**Required work**
In the lines below, output everything from the first line through the line containing "4.83, 4.95, 5.02]" exactly as it is. Pictures are not part of the output.

**Recorded information**
»»
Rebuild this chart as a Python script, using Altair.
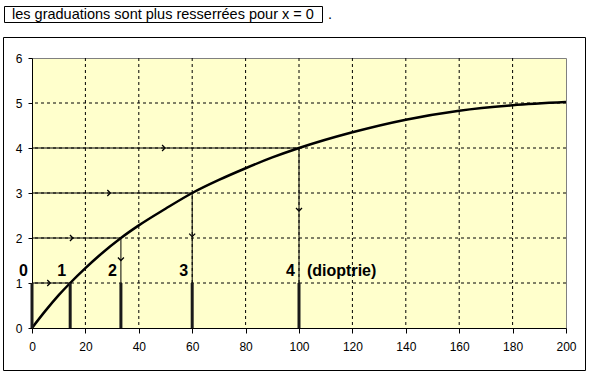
import altair as alt
import pandas as pd

# ---- data ----
curve_x = [0, 5, 10, 14.3, 20, 25, 33.3, 40, 50, 60, 70, 80, 90, 100, 120, 140, 160, 180, 200]
curve_y = [0, 0.38, 0.73, 1.0, 1.33, 1.6, 2.0, 2.28, 2.65, 3.0, 3.29, 3.55, 3.79, 4.0, 4.35, 4.63, 4.83, 4.95, 5.02]

dioptrie = [1, 2, 3, 4]
dioptrie_x = [14.3, 33.3, 60, 100]
h_arrow_x = [6.5, 15, 29, 49.5]          # position of arrowheads on horizontal lines
v_arrow_x = [33.3, 60, 100]
v_arrow_top = [2, 3, 4]
v_arrow_y = [1.52, 2.05, 2.62]           # position of arrowheads on vertical lines

bar_x = [0, 14.3, 33.3, 60, 100]
bar_labels = ["0", "1", "2", "3", "4"]
label_y = 1.27

x_ticks = [0, 20, 40, 60, 80, 100, 120, 140, 160, 180, 200]
y_ticks = [0, 1, 2, 3, 4, 5, 6]
grid_x = [20, 40, 60, 80, 100, 120, 140, 160, 180]
grid_y = [1, 2, 3, 4, 5]

title_text = "les graduations sont plus resserrées pour x = 0"
unit_text = "(dioptrie)"

FONT = "Liberation Sans"

xs = alt.Scale(domain=[0, 200], nice=False, zero=True)
ys = alt.Scale(domain=[0, 6], nice=False, zero=True)

df_curve = pd.DataFrame({"x": curve_x, "y": curve_y})
df_h = pd.DataFrame({"x0": [0] * 4, "x": dioptrie_x, "y": dioptrie, "ax": h_arrow_x})
df_v = pd.DataFrame({"x": v_arrow_x, "y": v_arrow_top, "y1": [1] * 3, "ay": v_arrow_y})
df_bar = pd.DataFrame({"x": bar_x, "y0": [0] * 5, "y1": [1] * 5, "lab": bar_labels, "ly": [label_y] * 5})
df_gx = pd.DataFrame({"x": grid_x})
df_gy = pd.DataFrame({"y": grid_y})

X = lambda f: alt.X(f, type="quantitative", scale=xs,
                    axis=alt.Axis(values=x_ticks, title=None, grid=False, tickSize=5,
                                  labelPadding=8, domainColor="black", tickColor="black",
                                  labelColor="black", labelFont=FONT, labelFontSize=12,
                                  labelFlush=False))
Y = lambda f: alt.Y(f, type="quantitative", scale=ys,
                    axis=alt.Axis(values=y_ticks, title=None, grid=False, tickSize=4,
                                  labelPadding=6, domainColor="black", tickColor="black",
                                  labelColor="black", labelFont=FONT, labelFontSize=12,
                                  labelFlush=False))

grid_v = alt.Chart(df_gx).mark_rule(color="black", strokeWidth=1, strokeDash=[3, 3]).encode(
    x=X("x"))
grid_h = alt.Chart(df_gy).mark_rule(color="black", strokeWidth=1, strokeDash=[3, 3]).encode(
    y=Y("y"))

h_lines = alt.Chart(df_h).mark_rule(color="black", strokeWidth=1).encode(
    x=X("x0"), x2="x", y=Y("y"))
v_lines = alt.Chart(df_v).mark_rule(color="black", strokeWidth=1).encode(
    x=X("x"), y=Y("y"), y2="y1")

h_heads = alt.Chart(df_h).mark_point(
    shape="M-0.7,-1L0.3,0L-0.7,1", filled=False, color="black", strokeWidth=1.3, size=36,
    opacity=1).encode(x=X("ax"), y=Y("y"))
v_heads = alt.Chart(df_v).mark_point(
    shape="M-1,-0.7L0,0.3L1,-0.7", filled=False, color="black", strokeWidth=1.3, size=36,
    opacity=1).encode(x=X("x"), y=Y("ay"))

curve = alt.Chart(df_curve).mark_line(color="black", strokeWidth=2.5, interpolate="monotone").encode(
    x=X("x"), y=Y("y"))

bars = alt.Chart(df_bar).mark_rule(color="#1a1a1a", strokeWidth=3).encode(
    x=X("x"), y=Y("y0"), y2="y1")

labels = alt.Chart(df_bar).mark_text(
    font=FONT, fontSize=16, fontWeight="bold", color="black", align="right",
    baseline="middle", dx=-4).encode(x=X("x"), y=Y("ly"), text="lab")

unit = alt.Chart(pd.DataFrame({"x": [dioptrie_x[-1]], "y": [label_y], "t": [unit_text]})).mark_text(
    font=FONT, fontSize=16, fontWeight="bold", color="black", align="left",
    baseline="middle", dx=8).encode(x=X("x"), y=Y("y"), text="t")

one = alt.Data(values=[{}])
outer = alt.Chart(one).mark_rect(fill=None, stroke="black", strokeWidth=1).encode(
    x=alt.value(-28.5), x2=alt.value(553.5), y=alt.value(-20.5), y2=alt.value(312.5))
tbox = alt.Chart(one).mark_rect(fill="white", stroke="black", strokeWidth=1).encode(
    x=alt.value(-27.5), x2=alt.value(290.5), y=alt.value(-51.5), y2=alt.value(-35.5))
ttext = alt.Chart(one).mark_text(
    text=title_text, font=FONT, fontSize=14.5, color="black", align="left",
    baseline="alphabetic").encode(x=alt.value(-20), y=alt.value(-39))
tdot = alt.Chart(one).mark_text(
    text=".", font=FONT, fontSize=14.5, color="black", align="left",
    baseline="alphabetic").encode(x=alt.value(296), y=alt.value(-39))

chart = alt.layer(
    outer, tbox, ttext, tdot,
    grid_v, grid_h, h_lines, v_lines, h_heads, v_heads, curve, bars, labels, unit
).properties(
    width=534, height=270,
    autosize=alt.AutoSizeParams(type="none"),
    padding={"left": 32, "top": 58, "right": 26, "bottom": 50},
    background="white",
).configure_view(
    fill="#FFFFCC", stroke="#808080", strokeWidth=1
)

chart.save("out.html", embed_options={"renderer": "svg", "actions": False})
««
**Full answer**
Rebuild this chart as a Python script, using Altair.
import altair as alt
import pandas as pd

# ---- data ----
curve_x = [0, 5, 10, 14.3, 20, 25, 33.3, 40, 50, 60, 70, 80, 90, 100, 120, 140, 160, 180, 200]
curve_y = [0, 0.38, 0.73, 1.0, 1.33, 1.6, 2.0, 2.28, 2.65, 3.0, 3.29, 3.55, 3.79, 4.0, 4.35, 4.63, 4.83, 4.95, 5.02]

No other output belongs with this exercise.